Both Outlander and Dragonfly in Amber are door-stops: 850 and 947 pages, respectively (my editions are the mass-market paperbacks). And they’re tricky to classify by genre; let’s go with 55% historical fiction, 35% romance, and 10% SF-F.

The premise: Claire Beauchamp Randall, a former army nurse, is on holiday with her husband, Frank, in the Scottish Highlands. Frank’s a historian with a particular interest (which Claire doesn’t share) in the Jacobite risings of the eighteenth century, so naturally he finds plenty to occupy his time on their trip. On an outing, Claire, an amateur herbalist/botanist, gets too close to a circle of standing stones, only to find herself transported to 1743 — two years before the disastrous Jacobite Rising of 1745 (Bonnie Prince Charlie and all that). Disoriented and confused, it takes her some time to discover when and where she is. As an Englishwoman, she’s an “outlander,” a sassenach, and her position is most precarious.

Which is not to say that 1743 Scotland doesn’t have its perks: adventure, intrigue, professional pride (Claire quickly gains a reputation as a skilled healer), and an extremely good-looking young man named Jamie, who has his own set of problems (price on his head, a sadistic English army captain interested in him, etc.). Needless to say, events conspire to put Jamie and Claire very much in each other’s way as they attempt to navigate through the Highlands’ natural and political terrain. Much danger (and sex) ensues as Claire is forced to choose between her past and her present.
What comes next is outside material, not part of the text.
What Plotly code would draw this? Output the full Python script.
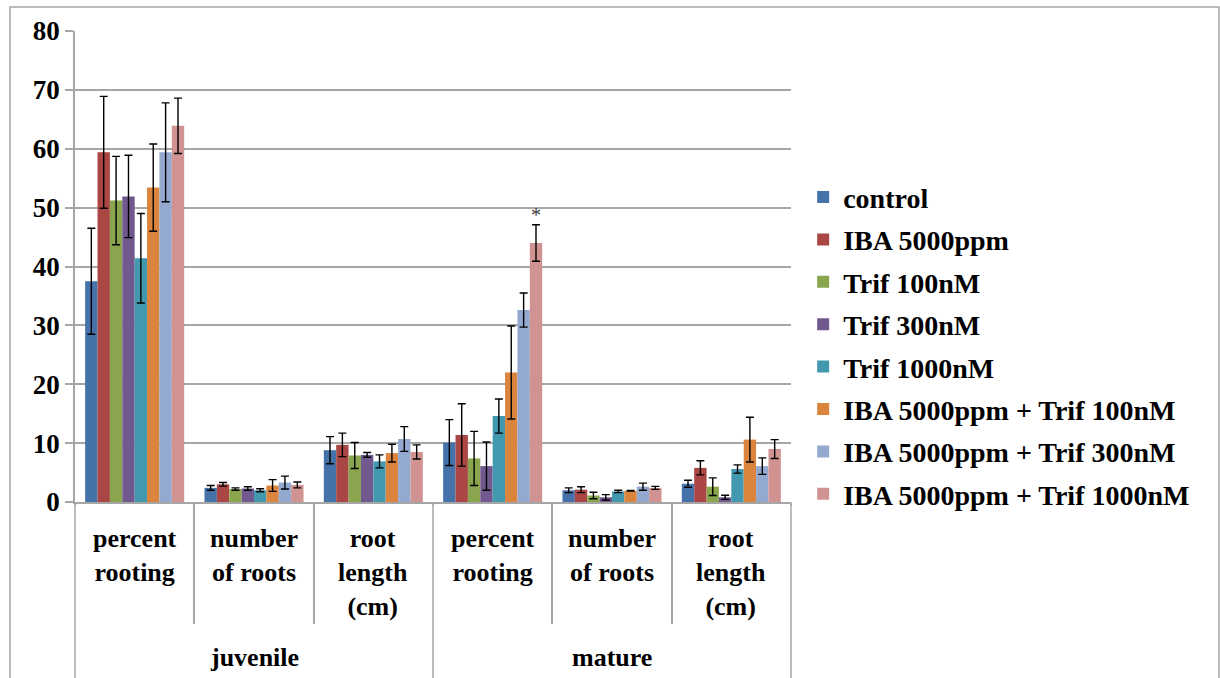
import plotly.graph_objects as go

stages = ["juvenile", "juvenile", "juvenile", "mature", "mature", "mature"]
measures = ["percent rooting", "number of roots", "root length (cm)",
            "percent rooting", "number of roots", "root length (cm)"]
measure_labels = ["percent<br>rooting", "number<br>of roots", "root<br>length<br>(cm)",
                  "percent<br>rooting", "number<br>of roots", "root<br>length<br>(cm)"]
stage_labels = ["juvenile", "mature"]

series_names = ["control", "IBA 5000ppm", "Trif 100nM", "Trif 300nM", "Trif 1000nM",
                "IBA 5000ppm + Trif 100nM", "IBA 5000ppm + Trif 300nM", "IBA 5000ppm + Trif 1000nM"]
colors = ["#4672AA", "#AA4643", "#89A54E", "#71588F", "#4198AF", "#DB843D", "#93A9CF", "#D19392"]

values = [
    [37.5, 2.4, 8.8, 10.1, 2.0, 3.1],
    [59.4, 3.0, 9.7, 11.4, 2.1, 5.8],
    [51.2, 2.2, 7.9, 7.4, 1.1, 2.6],
    [51.9, 2.3, 8.0, 6.1, 0.8, 0.8],
    [41.4, 2.0, 6.9, 14.6, 1.8, 5.6],
    [53.4, 2.8, 8.3, 22.0, 1.9, 10.6],
    [59.4, 3.3, 10.7, 32.6, 2.6, 6.1],
    [63.9, 2.9, 8.5, 44.0, 2.4, 9.0],
]
errors = [
    [9.0, 0.4, 2.3, 3.9, 0.4, 0.6],
    [9.5, 0.3, 2.0, 5.3, 0.5, 1.2],
    [7.5, 0.2, 2.2, 4.6, 0.55, 1.5],
    [7.0, 0.3, 0.4, 4.1, 0.45, 0.35],
    [7.6, 0.25, 1.1, 2.9, 0.2, 0.7],
    [7.4, 1.0, 1.5, 7.9, 0.05, 3.8],
    [8.4, 1.1, 2.1, 2.9, 0.6, 1.4],
    [4.7, 0.5, 1.2, 3.1, 0.25, 1.6],
]
star_value = 48.8

FONT = "Liberation Serif"
GRID = "#A6A6A6"

# plot-area pixel frame (used only to convert layout positions to paper units)
PL, PR, PT, PB = 75, 791, 31, 502
def py(p):
    return (PB - p) / (PB - PT)
def px(p):
    return (p - PL) / (PR - PL)

fig = go.Figure()
for name, col, vals, errs in zip(series_names, colors, values, errors):
    fig.add_trace(go.Bar(
        x=[stages, measures], y=vals, name=name,
        marker=dict(color=col, line=dict(width=0)),
        error_y=dict(type="data", array=errs, visible=True, color="black",
                     thickness=1.4, width=4),
        legendgroup=name,
    ))

n = len(series_names)
gap = 0.17
bw = (1 - gap) / n
star_x = 3 - (1 - gap) / 2 + bw * (n - 0.5)
fig.add_annotation(x=star_x, y=star_value, text="*", showarrow=False,
                   xref="x", yref="y", font=dict(family=FONT, size=20, color="#404040"))

# category labels (inner level)
for i, lab in enumerate(measure_labels):
    fig.add_annotation(x=i, y=py(522), xref="x", yref="paper", text=lab,
                       showarrow=False, yanchor="top", xanchor="center", align="center",
                       font=dict(family=FONT, size=26, color="black", weight="bold"))
# outer level labels
for j, lab in enumerate(stage_labels):
    fig.add_annotation(x=1 + 3 * j, y=py(657), xref="x", yref="paper", text=lab,
                       showarrow=False, yanchor="middle", xanchor="center",
                       font=dict(family=FONT, size=26, color="black", weight="bold"))
# outer dividers
for xv in [0, 0.5, 1]:
    fig.add_shape(type="line", xref="paper", yref="paper", x0=xv, x1=xv,
                  y0=0, y1=py(700), line=dict(color=GRID, width=1.5))

fig.update_layout(
    width=1220, height=678,
    margin=dict(l=PL, r=1220 - PR, t=PT, b=678 - PB),
    paper_bgcolor="white", plot_bgcolor="white",
    barmode="group", bargap=gap, bargroupgap=0,
    showlegend=True,
    legend=dict(x=1.017, xanchor="left", y=0.70, yanchor="top",
                font=dict(family=FONT, size=28, color="black", weight="bold"),
                tracegroupgap=3, itemwidth=30, bgcolor="rgba(0,0,0,0)"),
    font=dict(family=FONT, color="black"),
)
fig.update_yaxes(range=[0, 80], dtick=10, showgrid=True, gridcolor=GRID, gridwidth=1.5,
                 showline=True, linecolor=GRID, linewidth=1.5,
                 ticks="outside", ticklen=8, tickcolor=GRID, tickwidth=1.5,
                 tickfont=dict(family=FONT, size=27, color="black", weight="bold"),
                 zeroline=False)
fig.update_xaxes(type="multicategory", showline=True, linecolor=GRID, linewidth=1.5,
                 ticks="outside", tickson="boundaries", ticklen=120, tickcolor=GRID,
                 tickwidth=1.5, showticklabels=False, showgrid=False)

fig.add_shape(type="rect", xref="paper", yref="paper",
              x0=px(10), x1=px(1219), y0=py(720), y1=py(7),
              line=dict(color=GRID, width=1.5), fillcolor="rgba(0,0,0,0)", layer="below")

fig.write_html("out.html", config={"displayModeBar": False},
               post_script="document.body.style.margin='0px';")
Outlander follows the pair to the end of 1743; Dragonfly in Amber picks up where Outlander leaves off, and includes a long foray into France (happily, Claire and Jamie both speak perfect French.) as they try to stop the Rising before it begins, with the help of Claire’s foreknowledge. But time is tricky stuff, as any good sci-fi fan knows.

Ms. Gabaldon doesn’t write literary fiction, and that’s just fine — because she does write rollicking adventure with excellent pacing. Near the end of Outlander, the tension was so extreme that I had to put the book down and catch my breath. The historical detail is intriguing, especially since the reader makes discoveries alongside Claire. If there’s a woman perfectly suited for dangerous time travel, it’s Claire: she’s quick-thinking, brave, very intelligent, and possessed of numerous practical skills thanks to her training as a nurse. She’s pleasant company as a narrator. Jamie’s a puzzle at first; he has all of the attributes you’d expect (strong, tall, brave, loyal, suitably appreciative of heroine,etc.), but he’s also very young and, for the most part, respectful toward women. Actually, sometimes I thought he seemed too much like a thirty-five year-old man, rather than a twenty-three-year-old; the author’s point that people grew up faster in centuries past is well taken, but sometimes Jamie’s emotional maturity is no verra believable, ye ken?

Sorry, couldn’t resist. Won’t happen again.

Bottom line: these are deliciously entertaining and diverting books, but if you prefer your fiction free of gore and bodice-ripping, look somewhere else.

Spoilers Ensue. Also, TW: sexual violence and child abuse.

Both novels include scenes of rape and attempted rape, and Dragonfly in Amber has a particularly horrifying account of a child being raped. In all cases the rapists (eventually) meet the eighteenth century version of justice, and in all instances rape is not glorified or glamorized, but shown as brutal and causeless. The victims are not blamed.

The villain in  Outlander is the aforementioned sadistic English captain, Jack Randall (just to complicate matters, he’s Frank’s ancestor.). Randall’s particular interest is the sexual debasement and torture of men (though he’s perfectly happy to beat Claire, and attempt to rape her too) — and he’s got his eye on Jaimie. I’ll get back to that in a second, but first, here’s my major philosophical issue with the books: Jack Randall is described, by Claire in 1968, as a pervert, and it’s not clear to me that what she’s describing is his sadism, rather than his homosexuality (which is referred to more than once). For that matter, why does the only gay character in the two books have to be a pedophile, rapist, and sadist? I realize that homosexuality wasn’t even a term in use in the eighteenth century, and that Outlander was published in 1991, but c’mon. Of course, I haven’t read the next 5,000 pages of the series, so maybe I’m speaking too soon.

UPDATE: Kay from WhatMeRead tells me that there’s a non-vilified gay character in another of Ms. Gabaldon’s books.

UPDATE 2: I’m happy to be wrong — please scroll down in the comments to read Ms. Gabaldon’s (!) clarification on this point.

Anyway. True to conventional romance tropes, Jamie rescues Claire from attempted rape at least twice in Outlander alone, but at the end of the book, something I’ve never seen in fiction happens. Jamie, condemned to hang, is in prison, and Claire’s first rescue attempt fails. Jack Randall is about to have her raped by one of his minions and then killed, but Jaime trades her life for his acquiescence to Jack Randall’s predilections. Basically, he consents to be raped and tortured to save Claire’s life.

And that’s exactly what happens. There’s no last-minute saving of his “honor.” Claire does manage to organize a rescue, but Jaime suffers for hours first. The last act of the novel is Claire’s struggle to help Jamie heal, physically and psychologically, from his experience (he does). These scenes are excruciating to read, but I was impressed by Ms. Gabaldon’s turning a romance trope on its head.